Optimized use of OCR processes

Tesseract as a component in the OCR-D workflow

Contact: Stefan Weil
Funding: German Research Foundation (DFG)
Duration: 2018–2019

As one of eight module projects within the OCR-D coordination project, which aims to further develop Optical Character Recognition (OCR) methods, the University Library is working on a central component – the actual text recognition – and is in charge of the Tesseract software.

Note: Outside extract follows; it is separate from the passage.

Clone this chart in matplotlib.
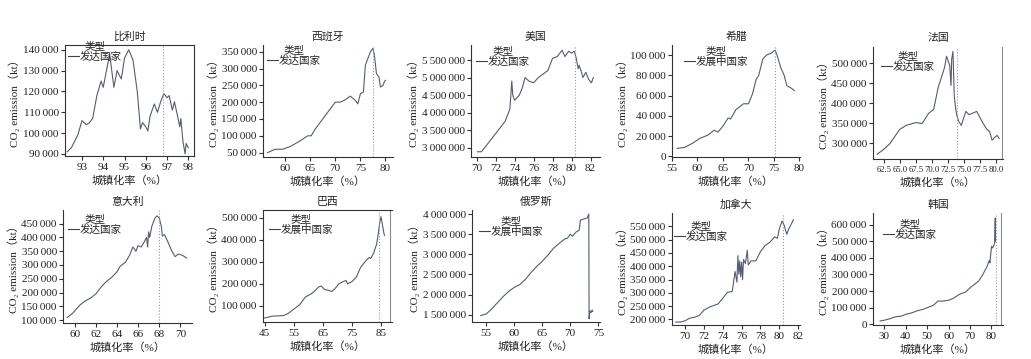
import numpy as np
import matplotlib
matplotlib.use('Agg')
import matplotlib.pyplot as plt
from matplotlib.ticker import FuncFormatter

plt.rcParams['font.family'] = ['Liberation Serif', 'DejaVu Serif', 'Noto Sans CJK SC']
plt.rcParams['font.size'] = 8
plt.rcParams['axes.linewidth'] = 0.8
plt.rcParams['xtick.major.size'] = 3
plt.rcParams['ytick.major.size'] = 3
plt.rcParams['xtick.major.pad'] = 2
plt.rcParams['ytick.major.pad'] = 1.5

# ---- data ----
be_x = [92.3, 92.5, 92.8, 93.0, 93.2, 93.35, 93.5, 93.7, 93.9, 94.0, 94.3, 94.5, 94.65, 94.85,
        95.0, 95.2, 95.4, 95.6, 95.75, 95.85, 96.0, 96.1, 96.2, 96.4, 96.55, 96.7, 96.85,
        97.0, 97.1, 97.25, 97.35, 97.5, 97.6, 97.65, 97.75, 97.85, 97.9, 98.0]
be_y = [91000, 93000, 99000, 106000, 104000, 105000, 107000, 118000, 125000, 122000, 138000,
        122000, 130000, 126000, 136000, 140000, 135000, 120000, 102000, 105000, 103000, 101000,
        108000, 114000, 110000, 115000, 119000, 117000, 118000, 111000, 115000, 108000, 103000,
        107000, 96000, 90000, 95000, 93000]

es_x = [56.5, 58, 59.5, 61, 63, 64.5, 65.2, 66, 68, 70, 71, 72, 73, 74, 74.5, 75, 75.6, 76,
        76.5, 77, 77.5, 77.8, 78.2, 78.7, 79, 79.5, 79.8, 80]
es_y = [50000, 60000, 60000, 68000, 85000, 100000, 100000, 120000, 160000, 200000, 200000,
        207000, 218000, 205000, 195000, 225000, 230000, 310000, 330000, 350000, 360000, 340000,
        285000, 275000, 245000, 250000, 262000, 265000]

us_x = [70.1, 70.5, 71, 72, 73, 73.5, 73.7, 73.8, 74.0, 74.5, 74.8, 75.1, 75.5, 76, 76.5, 77,
        77.5, 78, 78.5, 79, 79.3, 79.7, 80.0, 80.3, 80.5, 80.7, 80.8, 81.0, 81.2, 81.5, 81.8,
        82.1, 82.3]
us_y = [2880000, 2880000, 3050000, 3400000, 3750000, 4100000, 4900000, 4500000, 4350000,
        4500000, 4700000, 5000000, 4900000, 4850000, 5000000, 5100000, 5200000, 5550000,
        5600000, 5780000, 5600000, 5750000, 5700000, 5750000, 5550000, 5250000, 5350000,
        5200000, 5000000, 5150000, 4950000, 4850000, 5000000]

gr_x = [56, 57.5, 59, 60.5, 62, 63.3, 64, 65, 66, 66.5, 67.5, 69, 70, 70.8, 71.5, 72, 72.8,
        73.5, 74.5, 75.2, 75.6, 76.3, 77, 77.5, 78.5, 79]
gr_y = [8000, 9000, 13000, 18000, 21000, 26000, 24000, 30000, 38000, 37000, 46000, 52000,
        52000, 62000, 76000, 80000, 96000, 100000, 102000, 105000, 100000, 88000, 80000,
        70000, 67000, 65000]

fr_x = [61.5, 62.5, 63.5, 65, 66, 67.5, 68.5, 69.5, 70.3, 71.0, 72.0, 72.3, 72.8, 73.0, 73.1,
        73.3, 73.5, 73.7, 73.9, 74.2, 74.6, 75.0, 75.3, 75.8, 76.3, 77.0, 77.5, 78.0, 78.6,
        79.0, 79.4, 79.8, 80.2, 80.5]
fr_y = [273000, 285000, 300000, 335000, 345000, 352000, 350000, 375000, 385000, 440000,
        490000, 518000, 495000, 445000, 510000, 530000, 420000, 390000, 370000, 355000,
        345000, 365000, 380000, 372000, 375000, 380000, 365000, 350000, 335000, 330000,
        308000, 315000, 320000, 312000]

it_x = [59.3, 59.8, 60.5, 61, 61.5, 62, 62.5, 63, 63.5, 64, 64.3, 64.8, 65.2, 65.5, 65.8, 66.0,
        66.3, 66.6, 66.8, 66.9, 67.0, 67.1, 67.3, 67.6, 67.8, 68.0, 68.2, 68.3, 68.5, 68.8,
        69.2, 69.5, 69.8, 70.2, 70.6]
it_y = [110000, 125000, 155000, 170000, 180000, 195000, 220000, 240000, 255000, 275000,
        295000, 310000, 335000, 365000, 350000, 370000, 365000, 385000, 400000, 365000,
        420000, 400000, 440000, 470000, 478000, 470000, 440000, 405000, 410000, 385000,
        350000, 330000, 340000, 335000, 325000]

br_x = [45, 46, 47.5, 50, 51.5, 53, 55, 57, 59, 61, 62, 63.5, 64.5, 65.5, 67, 68, 69, 70.5,
        72, 73, 73.5, 75, 76.5, 78, 79.5, 81, 81.5, 82.5, 83.5, 84, 84.5, 85, 85.5, 86, 86.2]
br_y = [45000, 48000, 53000, 55000, 56000, 65000, 85000, 105000, 140000, 155000, 165000,
        185000, 190000, 175000, 170000, 165000, 175000, 200000, 210000, 215000, 200000,
        210000, 230000, 275000, 300000, 320000, 315000, 340000, 380000, 420000, 470000,
        505000, 470000, 430000, 420000]

ru_x = [54, 55, 56, 57, 58, 59, 60, 61, 62, 63, 64, 65, 66, 67, 68, 69, 69.5, 70, 70.4, 71,
        71.6, 71.8, 72.5, 73.0, 73.3, 73.35, 73.5, 73.7, 73.9, 74.0]
ru_y = [1480000, 1520000, 1650000, 1800000, 1950000, 2080000, 2180000, 2250000, 2380000,
        2550000, 2700000, 2830000, 2980000, 3150000, 3270000, 3380000, 3400000, 3500000,
        3450000, 3550000, 3600000, 3850000, 3880000, 3900000, 4000000, 1400000, 1600000,
        1550000, 1620000, 1580000]

ca_x = [69.0, 69.5, 70.0, 70.5, 71.0, 71.5, 72.0, 72.5, 73.0, 73.5, 74.0, 74.5, 75.0, 75.3,
        75.5, 75.6, 75.7, 75.8, 75.9, 76.0, 76.1, 76.2, 76.4, 76.6, 76.7, 77.0, 77.5, 78.0,
        78.5, 79.0, 79.5, 79.8, 80.0, 80.3, 80.5, 80.8, 81.0, 81.3, 81.5]
ca_y = [190000, 190000, 195000, 205000, 208000, 215000, 235000, 245000, 252000, 258000,
        280000, 302000, 305000, 380000, 340000, 440000, 370000, 420000, 360000, 415000,
        350000, 425000, 410000, 460000, 405000, 420000, 420000, 455000, 478000, 490000,
        510000, 505000, 540000, 570000, 555000, 520000, 540000, 560000, 575000]

kr_x = [28, 30, 33, 35, 38, 40, 43, 45, 48, 50, 53, 55, 57, 60, 62, 65, 68, 70, 72, 74, 76,
        78, 79, 79.3, 79.8, 80.1, 80.5, 81, 81.5, 81.7, 81.8, 81.9]
kr_y = [20000, 25000, 35000, 45000, 50000, 60000, 70000, 80000, 90000, 100000, 115000,
        140000, 140000, 145000, 155000, 180000, 195000, 220000, 240000, 260000, 300000,
        350000, 385000, 370000, 440000, 470000, 460000, 470000, 490000, 600000, 640000, 500000]

# name, x, y, legend label, xlim, ylim, xticks, yticks, dotted line x, solid line x, box
panels = [
    ('比利时', be_x, be_y, '发达国家', (92.2, 98.27), (89000, 142300),
     np.arange(93, 99, 1), np.arange(90000, 140001, 10000), 96.83, None, True),
    ('西班牙', es_x, es_y, '发达国家', (55.6, 81.5), (37000, 370000),
     np.arange(60, 81, 5), np.arange(50000, 350001, 50000), 77.6, None, False),
    ('美国', us_x, us_y, '发达国家', (69.4, 83.0), (2730000, 5930000),
     np.arange(70, 83, 2), np.arange(3000000, 5500001, 500000), 80.35, None, False),
    ('希腊', gr_x, gr_y, '发展中国家', (55.2, 80.1), (-500, 110000),
     np.arange(55, 81, 5), np.arange(0, 100001, 20000), 75.1, None, False),
    ('法国', fr_x, fr_y, '发达国家', (60.84, 81.1), (261000, 541000),
     np.arange(62.5, 80.1, 2.5), np.arange(300000, 500001, 50000), 74.0, 80.9, False),
    ('意大利', it_x, it_y, '发达国家', (58.9, 71.1), (90000, 499000),
     np.arange(60, 71, 2), np.arange(100000, 450001, 50000), 67.94, None, False),
    ('巴西', br_x, br_y, '发展中国家', (44.4, 88.8), (26700, 535000),
     np.arange(45, 86, 10), np.arange(100000, 500001, 100000), 84.2, 88.1, 'top'),
    ('俄罗斯', ru_x, ru_y, '发展中国家', (52.45, 75.3), (1320000, 4100000),
     np.arange(55, 76, 5), np.arange(1500000, 4000001, 500000), None, None, False),
    ('加拿大', ca_x, ca_y, '发达国家', (68.6, 82.2), (179000, 600000),
     np.arange(70, 83, 2), np.arange(200000, 550001, 50000), 80.4, None, False),
    ('韩国', kr_x, kr_y, '发达国家', (24.7, 85.4), (-4000, 670000),
     np.arange(30, 81, 10), np.arange(0, 600001, 100000), 82.0, 84.6, False),
]

# axes boxes in pixels: left, right, top, bottom, legend dx, legend dy
boxes = [
    (65, 194, 45, 156, 2, -5), (263, 393, 45, 157, 3, -1), (471, 600, 45, 157, 4, 0),
    (672, 800, 45, 157, 11, 0), (873, 1003, 47, 159, 7, 3),
    (63, 192, 210, 323, 4, 3), (263, 392, 210, 322, 5, 3), (472, 600, 210, 322, 6, 5),
    (672, 800, 213, 325, 1, 7), (873, 1003, 213, 325, 9, 5),
]

W, H = 1031, 359
fig = plt.figure(figsize=(W / 100, H / 100), dpi=100)
line_color = '#535c78'
txt_color = '#222222'

def fmt_num(v, pos):
    return '{:,}'.format(int(round(v))).replace(',', '\u2009')

def fmt_dec(v, pos):
    return '{:.1f}'.format(v)

for (name, x, y, lab, xl, yl, xt, yt, vdot, vsol, box), (l, r, t, b, ldx, ldy) in zip(panels, boxes):
    ax = fig.add_axes([l / W, 1 - b / H, (r - l) / W, (b - t) / H])
    ax.plot(x, y, color=line_color, lw=0.8, label=lab)
    if vdot is not None:
        ax.axvline(vdot, color='#9a9a9a', lw=0.8, ls=':')
    if vsol is not None:
        ax.axvline(vsol, color='#8a8a8a', lw=0.8)
    ax.set_xlim(*xl)
    ax.set_ylim(*yl)
    ax.set_xticks(xt)
    ax.set_yticks(yt)
    if name == '法国':
        ax.xaxis.set_major_formatter(FuncFormatter(fmt_dec))
        ax.tick_params(axis='x', labelsize=6.2)
    ax.yaxis.set_major_formatter(FuncFormatter(fmt_num))
    ax.spines['right'].set_visible(box is True)
    ax.spines['top'].set_visible(box is True or box == 'top')
    for s in ax.spines.values():
        s.set_color('#333333')
    ax.tick_params(colors='#333333', labelcolor=txt_color)
    # panel title placed in figure pixels just above the axes
    fig.text((l + r) / 2 / W, 1 - (t - 8.5) / H, name, fontsize=7.8, ha='center', va='center',
             color=txt_color)
    ax.set_xlabel('城镇化率（%）', fontsize=8, labelpad=2.5, color=txt_color)
    ax.set_ylabel('CO₂ emission（kt）', fontsize=8, labelpad=2, color=txt_color)
    anchor = (ldx / (r - l), 1 - ldy / (b - t))
    leg = ax.legend(title='类型', loc='upper left', bbox_to_anchor=anchor, frameon=False,
                    handlelength=1.0, handletextpad=0.1, borderaxespad=0, borderpad=0.1,
                    fontsize=7.6, title_fontsize=7.6, labelspacing=0.1)
    leg.get_title().set_color(txt_color)
    for txt in leg.get_texts():
        txt.set_color(txt_color)
    for h in leg.legend_handles:
        h.set_color('#444444')

fig.savefig('out.png', dpi=100)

Tesseract is open-source software for text recognition (optical character recognition, OCR). This software is characterized by its continuous development for more than 30 years. Within the group of open-source software, Tesseract is one of the programs with the best recognition rates. Since the end of 2016, Tesseract has also supported text recognition using artificial neural networks (LSTM), making it technologically up-to-date. The project expands or supplements Tesseract with interfaces for integration into an overall OCR workflow according to the OCR-D module description (command line, API, REST-based web service). Furthermore, the goal is to further improve the stability, performance, and practical usability.

The University Library Mannheim used Tesseract to perform the first largely complete text recognition for the historical newspaper “Deutscher Reichsanzeiger und Preußischer Staatsanzeiger” and its predecessor newspapers (1819–1945), and also uses Tesseract in the DFG project Aktienführer-Datenarchiv II.